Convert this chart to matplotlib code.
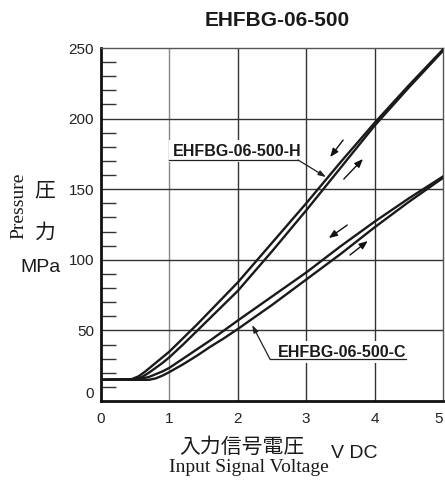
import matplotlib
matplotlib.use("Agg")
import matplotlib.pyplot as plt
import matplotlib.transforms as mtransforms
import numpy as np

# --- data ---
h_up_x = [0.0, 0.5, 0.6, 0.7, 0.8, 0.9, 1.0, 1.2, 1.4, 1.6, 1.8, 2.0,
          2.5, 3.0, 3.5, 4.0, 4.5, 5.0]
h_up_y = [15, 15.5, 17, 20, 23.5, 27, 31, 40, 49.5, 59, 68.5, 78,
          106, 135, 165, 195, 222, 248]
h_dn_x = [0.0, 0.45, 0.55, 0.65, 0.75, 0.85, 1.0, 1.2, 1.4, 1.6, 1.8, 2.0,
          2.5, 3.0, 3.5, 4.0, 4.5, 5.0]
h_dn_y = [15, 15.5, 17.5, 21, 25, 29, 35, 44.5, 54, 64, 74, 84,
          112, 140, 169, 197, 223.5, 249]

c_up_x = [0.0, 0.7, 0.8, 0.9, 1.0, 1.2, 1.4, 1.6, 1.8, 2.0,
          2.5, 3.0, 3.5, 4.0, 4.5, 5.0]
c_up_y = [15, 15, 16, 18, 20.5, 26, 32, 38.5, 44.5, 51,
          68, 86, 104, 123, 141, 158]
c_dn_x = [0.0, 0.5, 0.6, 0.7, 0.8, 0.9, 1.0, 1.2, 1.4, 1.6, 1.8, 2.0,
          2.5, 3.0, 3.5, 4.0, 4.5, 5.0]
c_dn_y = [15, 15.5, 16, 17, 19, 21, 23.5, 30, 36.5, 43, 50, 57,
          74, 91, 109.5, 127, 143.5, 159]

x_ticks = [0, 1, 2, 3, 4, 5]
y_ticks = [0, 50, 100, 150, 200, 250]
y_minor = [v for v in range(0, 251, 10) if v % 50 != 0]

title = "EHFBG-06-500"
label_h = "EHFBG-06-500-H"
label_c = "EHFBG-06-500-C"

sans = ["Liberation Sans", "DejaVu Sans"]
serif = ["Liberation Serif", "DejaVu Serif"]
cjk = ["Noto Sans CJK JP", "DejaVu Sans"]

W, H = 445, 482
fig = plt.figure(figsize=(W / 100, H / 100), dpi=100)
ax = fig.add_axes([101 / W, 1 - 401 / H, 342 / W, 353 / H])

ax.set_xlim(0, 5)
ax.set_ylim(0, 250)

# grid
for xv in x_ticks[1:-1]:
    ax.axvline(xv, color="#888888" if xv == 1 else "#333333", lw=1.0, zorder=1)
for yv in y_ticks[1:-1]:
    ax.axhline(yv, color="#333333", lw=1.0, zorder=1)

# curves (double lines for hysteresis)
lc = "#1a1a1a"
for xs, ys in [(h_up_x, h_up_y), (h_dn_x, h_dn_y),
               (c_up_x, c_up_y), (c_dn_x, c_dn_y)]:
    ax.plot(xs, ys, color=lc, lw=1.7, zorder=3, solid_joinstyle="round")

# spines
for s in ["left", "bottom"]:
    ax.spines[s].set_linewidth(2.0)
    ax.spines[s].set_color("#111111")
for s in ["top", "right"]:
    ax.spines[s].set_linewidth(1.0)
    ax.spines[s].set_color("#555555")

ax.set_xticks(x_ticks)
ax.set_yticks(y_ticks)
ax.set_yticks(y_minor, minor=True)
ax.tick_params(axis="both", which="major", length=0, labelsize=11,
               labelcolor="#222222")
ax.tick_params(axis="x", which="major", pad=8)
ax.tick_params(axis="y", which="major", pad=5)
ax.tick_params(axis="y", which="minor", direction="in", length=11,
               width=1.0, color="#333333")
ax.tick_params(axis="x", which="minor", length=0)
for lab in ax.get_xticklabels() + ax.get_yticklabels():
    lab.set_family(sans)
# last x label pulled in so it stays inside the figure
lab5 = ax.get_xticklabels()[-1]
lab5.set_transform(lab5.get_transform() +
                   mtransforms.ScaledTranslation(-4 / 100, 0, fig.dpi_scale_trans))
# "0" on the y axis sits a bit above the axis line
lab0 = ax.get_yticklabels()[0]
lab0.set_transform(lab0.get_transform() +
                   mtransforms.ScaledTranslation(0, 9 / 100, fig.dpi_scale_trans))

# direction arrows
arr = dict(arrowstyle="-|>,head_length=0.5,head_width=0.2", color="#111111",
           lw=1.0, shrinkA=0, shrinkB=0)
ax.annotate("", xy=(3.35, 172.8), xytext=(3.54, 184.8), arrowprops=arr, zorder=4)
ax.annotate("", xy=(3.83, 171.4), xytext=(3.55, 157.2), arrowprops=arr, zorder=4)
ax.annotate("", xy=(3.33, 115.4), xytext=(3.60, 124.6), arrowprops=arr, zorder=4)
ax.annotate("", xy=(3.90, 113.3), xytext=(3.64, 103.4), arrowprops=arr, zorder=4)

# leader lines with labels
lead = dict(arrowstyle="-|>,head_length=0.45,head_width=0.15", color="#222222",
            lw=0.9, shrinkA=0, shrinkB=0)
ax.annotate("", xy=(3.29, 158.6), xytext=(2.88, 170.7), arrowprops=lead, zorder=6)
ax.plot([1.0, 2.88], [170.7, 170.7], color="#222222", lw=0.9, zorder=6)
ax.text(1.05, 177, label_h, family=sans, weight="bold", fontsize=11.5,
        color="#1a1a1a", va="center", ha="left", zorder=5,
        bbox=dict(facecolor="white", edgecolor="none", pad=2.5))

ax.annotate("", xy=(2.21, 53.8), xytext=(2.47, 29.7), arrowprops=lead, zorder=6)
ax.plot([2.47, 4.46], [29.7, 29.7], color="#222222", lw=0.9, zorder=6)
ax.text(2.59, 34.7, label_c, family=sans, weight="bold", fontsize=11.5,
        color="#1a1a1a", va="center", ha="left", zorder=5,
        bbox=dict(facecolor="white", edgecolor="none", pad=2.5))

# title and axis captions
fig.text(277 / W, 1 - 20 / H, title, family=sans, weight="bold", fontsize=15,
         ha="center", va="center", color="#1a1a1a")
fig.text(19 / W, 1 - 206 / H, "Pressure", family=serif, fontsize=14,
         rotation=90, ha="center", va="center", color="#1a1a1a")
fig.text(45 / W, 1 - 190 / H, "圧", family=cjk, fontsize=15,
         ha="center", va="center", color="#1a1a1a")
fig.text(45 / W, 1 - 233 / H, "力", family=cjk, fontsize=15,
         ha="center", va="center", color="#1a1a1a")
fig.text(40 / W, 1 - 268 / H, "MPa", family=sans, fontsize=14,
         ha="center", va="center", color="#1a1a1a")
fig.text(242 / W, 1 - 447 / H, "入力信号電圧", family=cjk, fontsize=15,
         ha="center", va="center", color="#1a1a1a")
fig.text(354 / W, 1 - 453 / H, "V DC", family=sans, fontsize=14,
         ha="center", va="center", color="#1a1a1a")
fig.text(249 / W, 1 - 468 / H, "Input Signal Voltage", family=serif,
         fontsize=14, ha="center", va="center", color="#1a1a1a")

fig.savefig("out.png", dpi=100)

★ ★ ★ ★ ★

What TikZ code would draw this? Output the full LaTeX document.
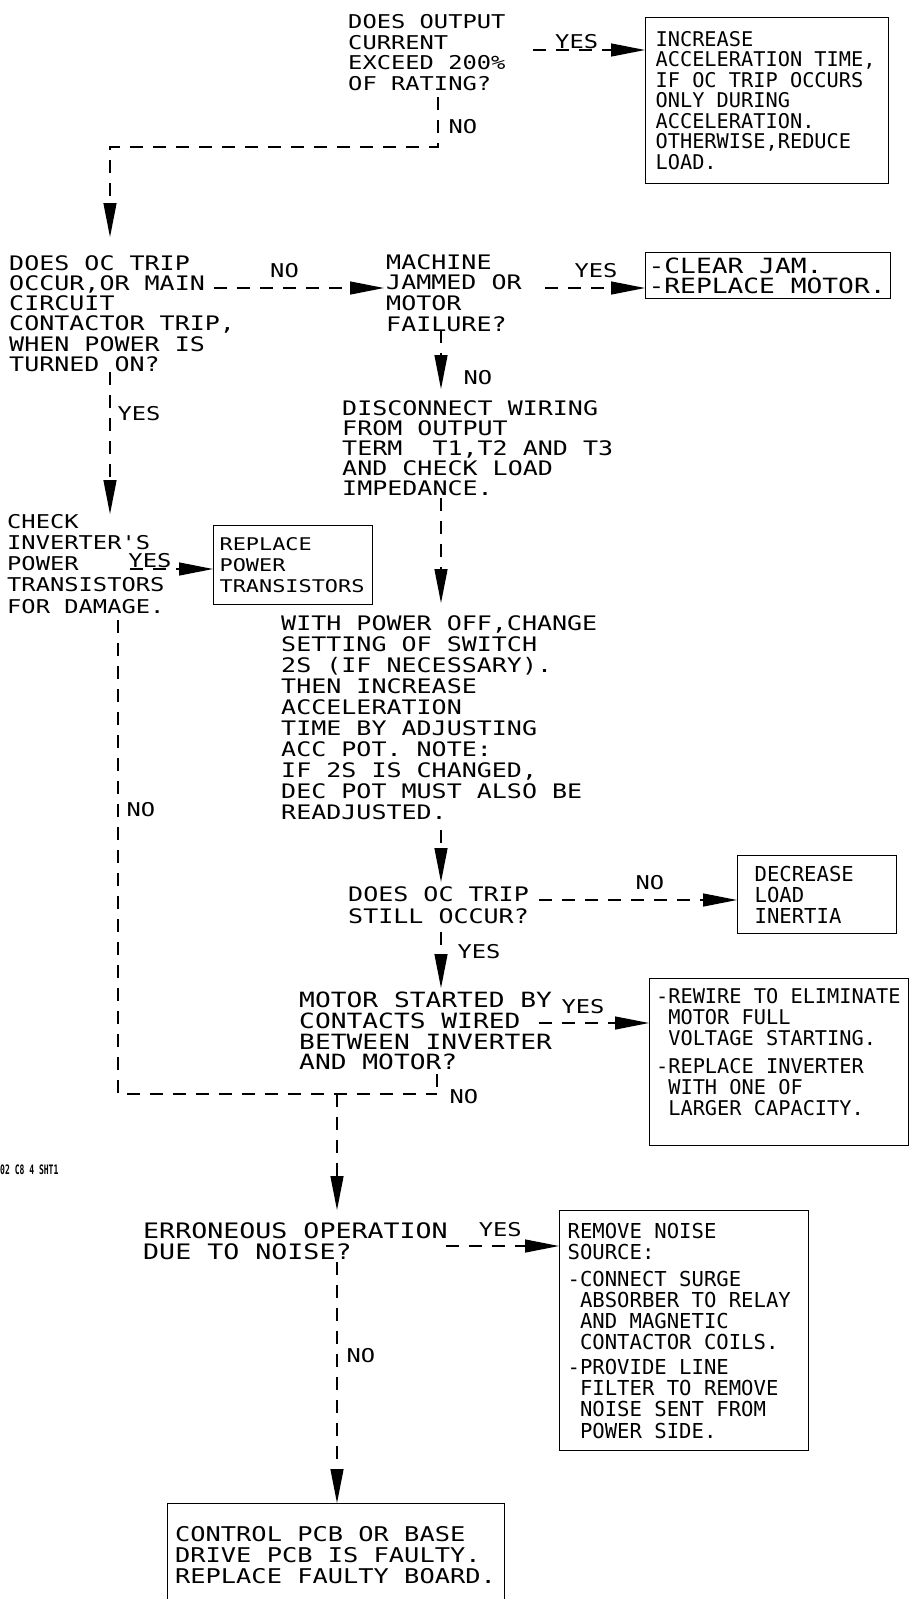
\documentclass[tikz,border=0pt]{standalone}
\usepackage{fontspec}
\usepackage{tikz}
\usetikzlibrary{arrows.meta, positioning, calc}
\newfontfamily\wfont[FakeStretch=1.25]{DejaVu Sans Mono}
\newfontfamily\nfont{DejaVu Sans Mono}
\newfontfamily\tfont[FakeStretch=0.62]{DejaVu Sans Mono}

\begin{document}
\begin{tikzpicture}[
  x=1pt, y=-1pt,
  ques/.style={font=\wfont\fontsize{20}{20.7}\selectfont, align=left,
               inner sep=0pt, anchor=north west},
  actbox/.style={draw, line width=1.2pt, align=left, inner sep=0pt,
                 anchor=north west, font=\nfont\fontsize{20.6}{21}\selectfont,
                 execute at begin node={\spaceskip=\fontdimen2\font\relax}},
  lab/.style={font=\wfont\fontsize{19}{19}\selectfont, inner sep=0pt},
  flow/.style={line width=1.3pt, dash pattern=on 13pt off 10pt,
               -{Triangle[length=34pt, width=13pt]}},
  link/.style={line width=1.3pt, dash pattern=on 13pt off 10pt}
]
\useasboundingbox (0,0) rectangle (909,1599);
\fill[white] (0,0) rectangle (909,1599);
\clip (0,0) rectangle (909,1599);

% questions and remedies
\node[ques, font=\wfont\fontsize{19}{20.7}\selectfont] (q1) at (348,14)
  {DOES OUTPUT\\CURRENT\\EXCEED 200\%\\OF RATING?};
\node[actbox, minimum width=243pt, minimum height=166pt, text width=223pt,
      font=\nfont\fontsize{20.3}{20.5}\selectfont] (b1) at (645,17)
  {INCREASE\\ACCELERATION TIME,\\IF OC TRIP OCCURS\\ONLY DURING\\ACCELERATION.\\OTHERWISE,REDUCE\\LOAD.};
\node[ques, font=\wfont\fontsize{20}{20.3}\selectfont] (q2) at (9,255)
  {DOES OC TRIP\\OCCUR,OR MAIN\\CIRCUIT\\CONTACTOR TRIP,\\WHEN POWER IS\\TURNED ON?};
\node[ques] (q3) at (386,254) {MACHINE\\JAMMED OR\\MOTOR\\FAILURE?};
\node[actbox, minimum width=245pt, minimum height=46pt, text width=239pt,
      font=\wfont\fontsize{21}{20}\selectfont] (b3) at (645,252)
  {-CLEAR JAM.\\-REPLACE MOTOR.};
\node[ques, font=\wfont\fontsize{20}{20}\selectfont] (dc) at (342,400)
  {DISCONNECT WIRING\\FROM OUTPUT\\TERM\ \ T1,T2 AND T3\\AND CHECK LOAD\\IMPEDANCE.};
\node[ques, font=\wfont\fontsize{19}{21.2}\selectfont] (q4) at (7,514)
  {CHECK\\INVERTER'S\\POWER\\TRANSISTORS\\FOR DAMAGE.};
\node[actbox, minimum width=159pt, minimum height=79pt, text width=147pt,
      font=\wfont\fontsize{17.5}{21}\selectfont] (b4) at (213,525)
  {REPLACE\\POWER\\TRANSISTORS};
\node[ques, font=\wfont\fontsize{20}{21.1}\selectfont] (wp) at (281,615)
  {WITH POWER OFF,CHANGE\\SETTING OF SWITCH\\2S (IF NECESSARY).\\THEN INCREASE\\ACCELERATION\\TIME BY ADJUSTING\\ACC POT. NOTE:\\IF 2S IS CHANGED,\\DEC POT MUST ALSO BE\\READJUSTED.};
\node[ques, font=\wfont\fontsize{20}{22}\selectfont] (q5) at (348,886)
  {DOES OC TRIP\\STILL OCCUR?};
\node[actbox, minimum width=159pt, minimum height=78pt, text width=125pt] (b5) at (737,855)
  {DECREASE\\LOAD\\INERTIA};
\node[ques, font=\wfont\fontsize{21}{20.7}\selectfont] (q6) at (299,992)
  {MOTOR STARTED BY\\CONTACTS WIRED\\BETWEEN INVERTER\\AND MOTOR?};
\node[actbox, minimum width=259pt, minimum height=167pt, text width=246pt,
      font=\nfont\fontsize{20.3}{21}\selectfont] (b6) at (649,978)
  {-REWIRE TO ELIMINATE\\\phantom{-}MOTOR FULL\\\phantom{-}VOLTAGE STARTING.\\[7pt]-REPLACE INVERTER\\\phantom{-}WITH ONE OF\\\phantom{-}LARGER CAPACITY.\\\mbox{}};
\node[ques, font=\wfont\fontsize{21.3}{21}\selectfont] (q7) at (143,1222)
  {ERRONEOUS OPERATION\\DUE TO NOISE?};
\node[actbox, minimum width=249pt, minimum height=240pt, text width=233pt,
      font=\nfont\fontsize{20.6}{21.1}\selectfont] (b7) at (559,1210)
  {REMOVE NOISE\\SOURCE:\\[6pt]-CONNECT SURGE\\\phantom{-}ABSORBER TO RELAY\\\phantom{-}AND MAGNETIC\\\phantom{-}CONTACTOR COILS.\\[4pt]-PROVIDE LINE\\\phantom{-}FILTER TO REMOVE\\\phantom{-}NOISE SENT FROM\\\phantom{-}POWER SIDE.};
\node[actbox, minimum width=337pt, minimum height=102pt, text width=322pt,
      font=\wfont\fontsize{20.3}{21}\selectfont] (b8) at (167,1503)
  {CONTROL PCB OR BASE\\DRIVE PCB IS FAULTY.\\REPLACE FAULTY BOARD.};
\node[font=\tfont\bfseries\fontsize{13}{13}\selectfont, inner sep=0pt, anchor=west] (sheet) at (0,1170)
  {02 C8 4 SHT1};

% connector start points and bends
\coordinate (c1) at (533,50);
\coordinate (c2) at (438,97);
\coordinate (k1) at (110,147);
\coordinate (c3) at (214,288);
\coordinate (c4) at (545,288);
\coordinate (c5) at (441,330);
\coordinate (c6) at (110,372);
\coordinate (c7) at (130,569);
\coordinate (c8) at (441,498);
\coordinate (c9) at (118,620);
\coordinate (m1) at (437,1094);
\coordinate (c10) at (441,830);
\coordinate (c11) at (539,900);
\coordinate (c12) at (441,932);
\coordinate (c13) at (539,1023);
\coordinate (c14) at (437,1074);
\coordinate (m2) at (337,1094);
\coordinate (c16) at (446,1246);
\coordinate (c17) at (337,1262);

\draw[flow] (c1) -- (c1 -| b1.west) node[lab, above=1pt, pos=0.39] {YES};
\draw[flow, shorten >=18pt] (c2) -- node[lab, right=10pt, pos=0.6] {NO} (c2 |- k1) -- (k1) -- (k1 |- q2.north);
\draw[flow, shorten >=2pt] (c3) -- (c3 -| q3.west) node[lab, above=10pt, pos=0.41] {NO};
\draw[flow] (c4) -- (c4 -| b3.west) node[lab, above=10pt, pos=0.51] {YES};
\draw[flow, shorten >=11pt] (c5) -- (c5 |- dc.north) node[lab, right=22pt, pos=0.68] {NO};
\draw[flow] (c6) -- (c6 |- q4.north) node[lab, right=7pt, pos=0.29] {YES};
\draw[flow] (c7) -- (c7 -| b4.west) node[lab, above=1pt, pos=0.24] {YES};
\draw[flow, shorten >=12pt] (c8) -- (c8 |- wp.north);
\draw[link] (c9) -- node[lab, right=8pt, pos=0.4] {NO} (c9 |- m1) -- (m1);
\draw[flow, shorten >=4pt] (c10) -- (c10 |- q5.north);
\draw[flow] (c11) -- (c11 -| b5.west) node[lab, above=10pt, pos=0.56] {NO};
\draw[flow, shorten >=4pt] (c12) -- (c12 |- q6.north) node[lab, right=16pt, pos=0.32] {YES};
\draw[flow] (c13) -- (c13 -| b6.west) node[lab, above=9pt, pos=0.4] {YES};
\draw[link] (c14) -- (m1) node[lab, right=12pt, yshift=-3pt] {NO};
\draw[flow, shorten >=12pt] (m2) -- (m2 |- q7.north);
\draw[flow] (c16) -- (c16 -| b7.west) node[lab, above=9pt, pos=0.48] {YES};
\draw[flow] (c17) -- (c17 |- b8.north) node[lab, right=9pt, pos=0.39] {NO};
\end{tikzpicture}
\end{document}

★ ★ ★ ★ ★

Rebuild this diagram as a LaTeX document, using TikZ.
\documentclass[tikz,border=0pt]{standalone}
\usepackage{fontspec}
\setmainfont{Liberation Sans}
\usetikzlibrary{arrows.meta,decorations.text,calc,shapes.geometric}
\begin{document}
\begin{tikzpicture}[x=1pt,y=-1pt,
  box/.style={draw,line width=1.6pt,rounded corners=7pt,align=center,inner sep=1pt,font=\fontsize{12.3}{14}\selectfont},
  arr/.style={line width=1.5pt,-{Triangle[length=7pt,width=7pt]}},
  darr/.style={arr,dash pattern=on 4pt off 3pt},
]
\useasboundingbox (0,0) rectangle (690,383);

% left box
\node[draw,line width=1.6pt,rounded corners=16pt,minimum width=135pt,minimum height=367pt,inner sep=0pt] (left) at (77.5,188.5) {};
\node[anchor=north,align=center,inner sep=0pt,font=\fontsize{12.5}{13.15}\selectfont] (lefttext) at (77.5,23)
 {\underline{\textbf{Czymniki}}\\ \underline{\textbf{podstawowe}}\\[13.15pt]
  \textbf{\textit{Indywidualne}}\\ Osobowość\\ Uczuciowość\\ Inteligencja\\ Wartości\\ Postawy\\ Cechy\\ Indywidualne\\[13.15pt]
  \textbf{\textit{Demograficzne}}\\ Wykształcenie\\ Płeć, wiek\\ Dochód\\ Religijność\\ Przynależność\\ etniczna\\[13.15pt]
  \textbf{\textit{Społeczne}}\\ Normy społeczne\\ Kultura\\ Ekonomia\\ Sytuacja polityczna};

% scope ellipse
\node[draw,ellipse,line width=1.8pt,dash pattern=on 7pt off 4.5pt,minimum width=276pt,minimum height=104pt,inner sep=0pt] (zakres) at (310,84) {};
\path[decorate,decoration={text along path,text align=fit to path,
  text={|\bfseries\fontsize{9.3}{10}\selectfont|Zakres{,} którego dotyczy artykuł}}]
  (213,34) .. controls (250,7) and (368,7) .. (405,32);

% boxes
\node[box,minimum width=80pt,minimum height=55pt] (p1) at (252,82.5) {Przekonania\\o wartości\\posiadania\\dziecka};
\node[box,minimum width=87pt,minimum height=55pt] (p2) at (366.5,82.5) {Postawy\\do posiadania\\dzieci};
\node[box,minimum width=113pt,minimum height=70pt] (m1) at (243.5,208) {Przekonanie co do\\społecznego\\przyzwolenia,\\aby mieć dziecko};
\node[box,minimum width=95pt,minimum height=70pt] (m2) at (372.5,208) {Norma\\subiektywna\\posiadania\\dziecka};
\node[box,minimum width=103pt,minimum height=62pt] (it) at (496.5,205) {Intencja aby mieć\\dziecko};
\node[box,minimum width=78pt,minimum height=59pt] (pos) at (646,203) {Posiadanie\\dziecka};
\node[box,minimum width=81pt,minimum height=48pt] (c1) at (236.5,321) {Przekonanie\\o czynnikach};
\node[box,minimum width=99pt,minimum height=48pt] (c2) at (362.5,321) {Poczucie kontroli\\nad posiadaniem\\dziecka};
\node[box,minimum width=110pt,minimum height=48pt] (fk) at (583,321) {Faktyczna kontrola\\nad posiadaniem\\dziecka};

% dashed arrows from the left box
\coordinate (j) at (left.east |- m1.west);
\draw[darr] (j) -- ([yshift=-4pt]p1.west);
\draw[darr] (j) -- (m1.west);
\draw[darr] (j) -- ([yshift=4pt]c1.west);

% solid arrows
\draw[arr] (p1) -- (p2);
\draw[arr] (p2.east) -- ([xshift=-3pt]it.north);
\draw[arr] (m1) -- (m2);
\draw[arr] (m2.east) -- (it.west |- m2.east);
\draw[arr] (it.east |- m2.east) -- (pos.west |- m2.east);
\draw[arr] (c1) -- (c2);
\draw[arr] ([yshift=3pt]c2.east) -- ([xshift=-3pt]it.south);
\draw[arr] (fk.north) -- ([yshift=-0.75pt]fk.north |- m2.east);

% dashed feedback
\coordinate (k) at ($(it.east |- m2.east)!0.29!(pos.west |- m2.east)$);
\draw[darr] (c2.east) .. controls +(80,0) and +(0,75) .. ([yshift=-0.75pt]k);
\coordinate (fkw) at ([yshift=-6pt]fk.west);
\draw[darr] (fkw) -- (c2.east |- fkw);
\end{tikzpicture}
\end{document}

★ ★ ★ ★ ★

> **PROBLEM**
Print everything from the line with "Convert this chart to matplotlib code." down to the line with "import numpy as np" in the entries above, both lines included and nothing more, without the pictures.

> **ANSWER FOR THIS EXERCISE**
Convert this chart to matplotlib code.
import matplotlib
matplotlib.use("Agg")
import matplotlib.pyplot as plt
import matplotlib.transforms as mtransforms
import numpy as np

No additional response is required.